# Bay fishing



## artys_only (Mar 29, 2005)

Looking for a ride , Galveston , east west Mattie , Poc , Sabine , calcashue , wade or drift , off work right now and open during the week , will split expense gas ... Let me know thanks . Used to guide 13 years ago in Poc know that area well and east Mattie . Thanks


----------



## artys_only (Mar 29, 2005)

I am still off work so if anyone needs someone to fill a spot , I pay for gas and help with boat clean up , wade or drift ......


----------



## artys_only (Mar 29, 2005)

I am still available , couple 2coolers I have offers for rock port and POC , but have to stick closer to H town right now due to job interviews , east or west bay , boat or wading I a open for . Thanks , it might take a few days to clear up after this storm and I wil be ready .

Thanks steve


----------



## jessefrancisco (Oct 7, 2006)

Going out in the morning from the Dike looking to split fuel and bait 125.
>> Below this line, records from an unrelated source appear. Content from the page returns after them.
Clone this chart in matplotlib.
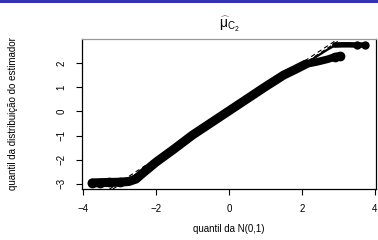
"""
Q-Q plot of the estimator mu-hat C2 against N(0,1) quantiles,
R-style axes on a beamer-like slide strip.
"""

import matplotlib
matplotlib.use('Agg')
import matplotlib.pyplot as plt

plt.rcParams['font.family'] = ['Liberation Sans', 'DejaVu Sans']
plt.rcParams['mathtext.fontset'] = 'custom'
plt.rcParams['mathtext.rm'] = 'Liberation Sans'
plt.rcParams['mathtext.it'] = 'Liberation Sans:italic'
plt.rcParams['font.size'] = 7

# Data (band of theoretical vs sample quantiles)
main_x = [-3.75, -3.55, -3.3, -3.0, -2.75, -2.55, -2.4, -2.2, -2.0, -1.8,
          -1.5, -1.0, -0.5, 0.0, 0.5, 1.0, 1.5, 1.8, 2.1]
main_y = [-2.96, -2.95, -2.94, -2.93, -2.90, -2.80, -2.60, -2.35, -2.10, -1.88,
          -1.55, -0.98, -0.48, 0.02, 0.52, 1.02, 1.50, 1.72, 1.95]

upper_x = [2.1, 2.3, 2.5, 2.7, 2.9]
upper_y = [1.98, 2.17, 2.36, 2.55, 2.72]
top_x = [2.9, 3.1, 3.3, 3.5, 3.73]
top_y = [2.74, 2.75, 2.75, 2.74, 2.74]

lower_x = [2.1, 2.4, 2.7, 2.9, 3.04]
lower_y = [1.95, 2.04, 2.15, 2.25, 2.30]

# reference lines (dashed)
line_intercepts = [0.03, -0.06]
line_slopes = [0.99, 0.99]

x_ticks = [-4, -2, 0, 2, 4]
y_ticks = [-3, -2, -1, 0, 1, 2]

fig = plt.figure(figsize=(3.78, 2.40), dpi=100)

# beamer header strip
fig.add_artist(plt.Rectangle((0, 1 - 3 / 240), 1, 3 / 240, transform=fig.transFigure,
                             color='#3333b3', lw=0))

ax = fig.add_axes([82 / 378, 1 - 189 / 240, 294 / 378, 150 / 240])

for a, b in zip(line_intercepts, line_slopes):
    ax.axline((0, a), slope=b, color='black', lw=0.8, ls=(0, (4, 3)), zorder=1)

lw_band = 6.5
ax.plot(main_x, main_y, color='black', lw=lw_band, solid_capstyle='round',
        solid_joinstyle='round', zorder=2)
ax.plot(main_x[:4], main_y[:4], 'o', color='black', ms=6, zorder=2)
ax.plot(upper_x, upper_y, color='black', lw=1.6, solid_capstyle='round', zorder=2)
ax.plot(top_x, top_y, color='black', lw=4.0, solid_capstyle='round', zorder=2)
ax.plot(top_x[-2:], top_y[-2:], 'o', color='black', ms=5, zorder=2)
ax.plot(lower_x, lower_y, color='black', lw=5.5, solid_capstyle='round', zorder=2)
ax.plot(lower_x[-2:], lower_y[-2:], 'o', color='black', ms=6, zorder=2)

ax.set_xlim(-4.03, 4.03)
ax.set_ylim(-3.21, 2.99)
ax.set_xticks(x_ticks)
ax.set_xticklabels([str(t).replace('-', '\u2212') for t in x_ticks])
ax.set_yticks(y_ticks)
ax.set_yticklabels([str(t).replace('-', '\u2212') for t in y_ticks],
                   rotation=90, va='center')
ax.tick_params(direction='out', length=4, width=0.8, pad=7, labelsize=7)

for s in ax.spines.values():
    s.set_linewidth(0.9)
ax.spines['top'].set_color('#999999')

ax.set_xlabel('quantil da N(0,1)', fontsize=7, labelpad=7)
ax.set_ylabel('quantil da distribui\u00e7\u00e3o do estimador', fontsize=7, labelpad=28)
ax.set_title(r'$\widehat{\mathrm{\mu}}_{\mathrm{C_2}}$', fontsize=10, pad=8)

fig.savefig('out.png', dpi=100)
plt.close(fig)
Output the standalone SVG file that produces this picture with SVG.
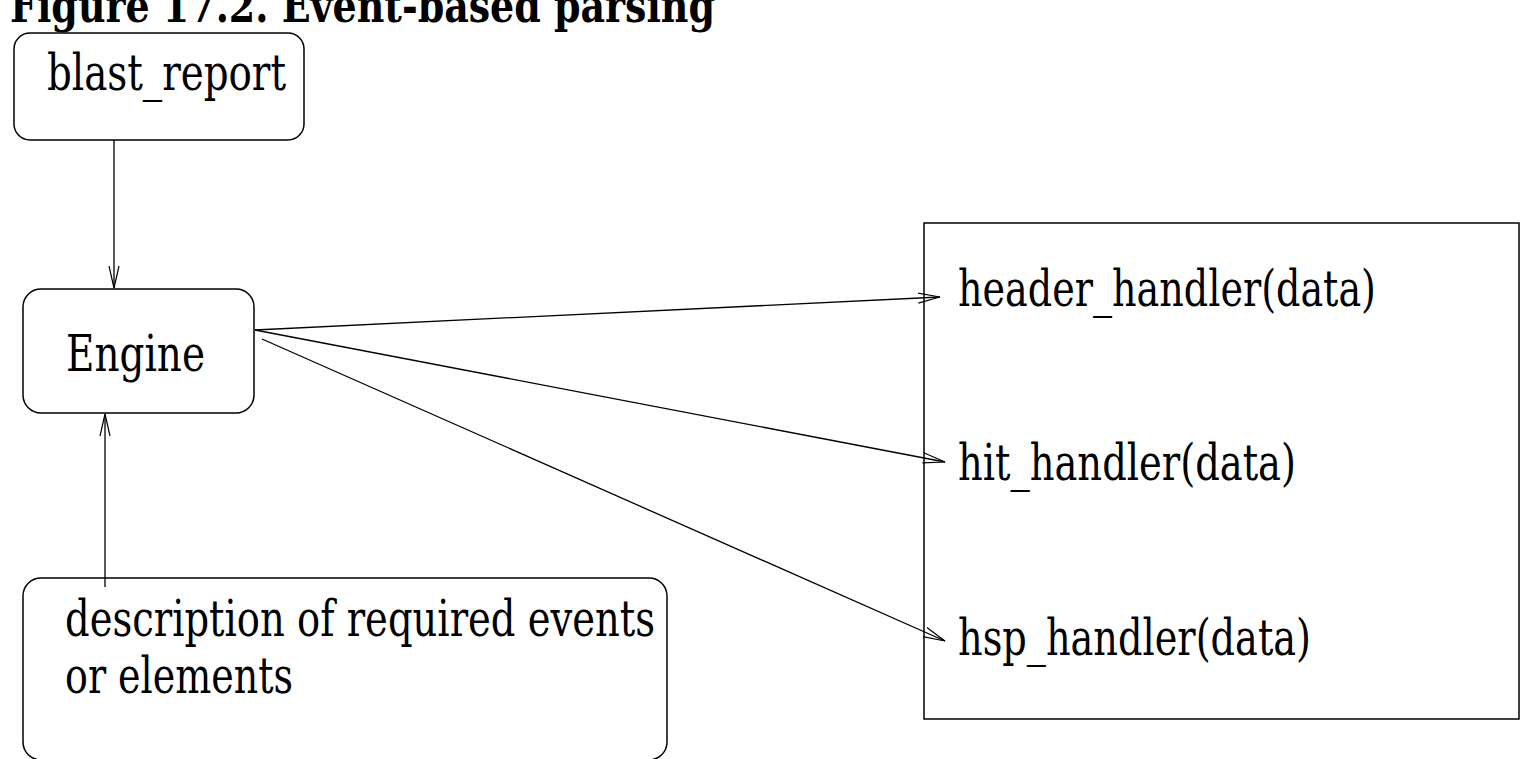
<svg xmlns="http://www.w3.org/2000/svg" width="1540" height="759" viewBox="0 0 1540 759">
<style>
.t{font-family:"DejaVu Serif Condensed","DejaVu Serif","Liberation Serif",serif;font-size:50px;fill:#000}
.title{font-family:"DejaVu Serif Condensed","DejaVu Serif","Liberation Serif",serif;font-size:46px;font-weight:bold;fill:#000}
.box{fill:#fff;stroke:#000;stroke-width:1.5}
.c{stroke:#000;stroke-width:1.3;fill:none}
</style>
<defs>
<marker id="arr" markerWidth="24" markerHeight="12" refX="22" refY="6" orient="auto" markerUnits="userSpaceOnUse">
<path d="M0,1 L22,6 L0,11" fill="none" stroke="#000" stroke-width="1.2"/>
</marker>
</defs>
<rect width="1540" height="759" fill="#fff"/>
<text class="title" x="10" y="22" textLength="705" lengthAdjust="spacingAndGlyphs">Figure 17.2. Event-based parsing</text>
<g id="blast_report">
<rect class="box" x="14" y="33" width="290" height="107" rx="16"/>
<text class="t" x="47" y="90" textLength="239" lengthAdjust="spacingAndGlyphs">blast_report</text>
</g>
<g id="engine">
<rect class="box" x="23" y="289" width="231" height="124" rx="18"/>
<text class="t" x="66" y="371" textLength="139" lengthAdjust="spacingAndGlyphs">Engine</text>
</g>
<g id="description">
<rect class="box" x="23" y="578" width="644" height="182" rx="18"/>
<text class="t" x="65" y="636" textLength="590" lengthAdjust="spacingAndGlyphs">description of required events</text>
<text class="t" x="65" y="693" textLength="228" lengthAdjust="spacingAndGlyphs">or elements</text>
</g>
<g id="handlers">
<rect class="box" x="924" y="223" width="595" height="496"/>
<text class="t" x="958" y="306" textLength="418" lengthAdjust="spacingAndGlyphs">header_handler(data)</text>
<text class="t" x="958" y="480" textLength="338" lengthAdjust="spacingAndGlyphs">hit_handler(data)</text>
<text class="t" x="958" y="655" textLength="353" lengthAdjust="spacingAndGlyphs">hsp_handler(data)</text>
</g>
<g id="connectors">
<line class="c" x1="114" y1="140" x2="114" y2="288" marker-end="url(#arr)"/>
<line class="c" x1="105" y1="587" x2="105" y2="414" marker-end="url(#arr)"/>
<line class="c" x1="255" y1="330" x2="940" y2="297" marker-end="url(#arr)"/>
<line class="c" x1="255" y1="330" x2="945" y2="462" marker-end="url(#arr)"/>
<line class="c" x1="262" y1="339" x2="945" y2="641" marker-end="url(#arr)"/>
</g>
</svg>
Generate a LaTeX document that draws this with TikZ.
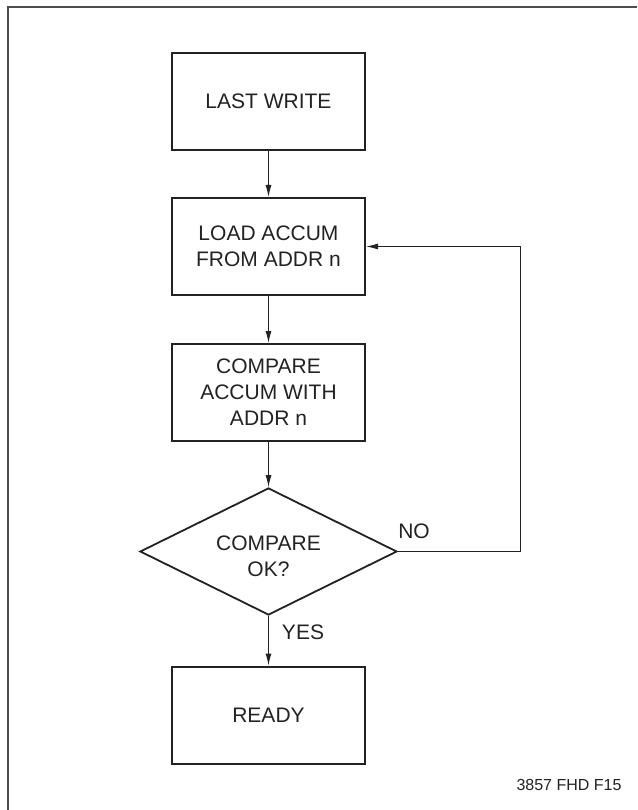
\documentclass[tikz,border=0pt]{standalone}
\usepackage{fontspec}
\setmainfont{Liberation Sans}
\usetikzlibrary{shapes.geometric,arrows.meta}
\definecolor{ink}{HTML}{222222}
\begin{document}
\begin{tikzpicture}[x=1pt,y=-1pt,
  font=\fontsize{21}{26}\selectfont,
  every node/.style={text=ink},
  procbox/.style={draw=ink,line width=2pt,minimum width=193pt,minimum height=97pt,inner sep=0pt,align=center},
  decbox/.style={draw=ink,line width=1.8pt,shape=diamond,shape aspect=2,minimum width=257pt,minimum height=127pt,inner sep=0pt},
  arr/.style={draw=ink,line width=1pt,-{Latex[length=12pt,width=6pt]}},
  lbl/.style={inner sep=0pt}]
\useasboundingbox (0,0) rectangle (637,810);
\coordinate (fa) at (8,810);
\coordinate (fb) at (8,7);
\coordinate (fc) at (637,7);
\draw[draw=ink!80,line width=1.5pt] (fa) -- (fb) -- (fc);

\node[procbox] (b1) at (268.5,101.5) {LAST WRITE};
\node[procbox] (b2) at (268.5,246.5) {LOAD ACCUM\\FROM ADDR n};
\node[procbox] (b3) at (268.5,392.5) {COMPARE\\ACCUM WITH\\ADDR n};
\node[decbox] (d) at (268.5,551.5) {};
\node[lbl,align=center] (dt) at ([yshift=-5pt]d.center) {COMPARE\\OK?};
\node[procbox] (b5) at (268.5,715) {READY};

\draw[arr] (b1) -- (b2);
\draw[arr] (b2) -- (b3);
\draw[arr] (b3) -- (d);
\draw[arr] (d) -- (b5);
\coordinate (r) at (520,551.5);
\draw[arr] (d.east) -- (r) |- (b2.east);

\node[lbl] (no) at (414,531) {NO};
\node[lbl] (yes) at (303,632) {YES};
\node[lbl,font=\fontsize{16}{19}\selectfont] (fig) at (569,785) {3857 FHD F15};
\end{tikzpicture}
\end{document}
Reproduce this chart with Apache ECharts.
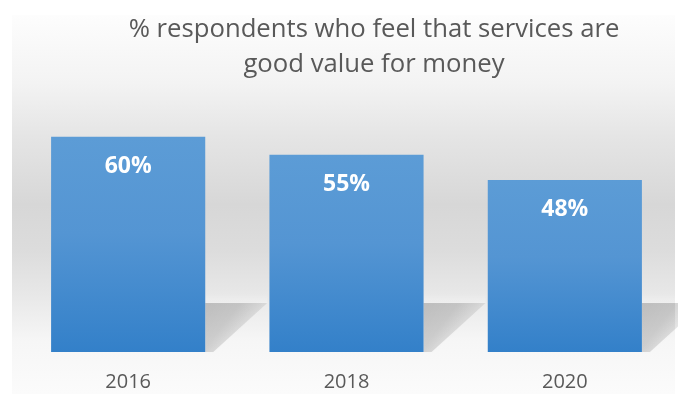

let me know 832.896.6794 my name is Jesse


----------



## jaime1982 (Aug 25, 2009)

artys only said:


> I am still available , couple 2coolers I have offers for rock port and POC , but have to stick closer to H town right now due to job interviews , east or west bay , boat or wading I a open for . Thanks , it might take a few days to clear up after this storm and I wil be ready .
> 
> Thanks steve


Hey Steve, let me know when you want to go. Im off tues-thursday and always looking for some company. You dont need to pitch in anything the boat already has gas and drinks.

All we need is Ice and maybe a few beerz.


----------



## artys_only (Mar 29, 2005)

*Cool*

Hope fully weather will get right , where do you go out of ? I will be in for sure ,


----------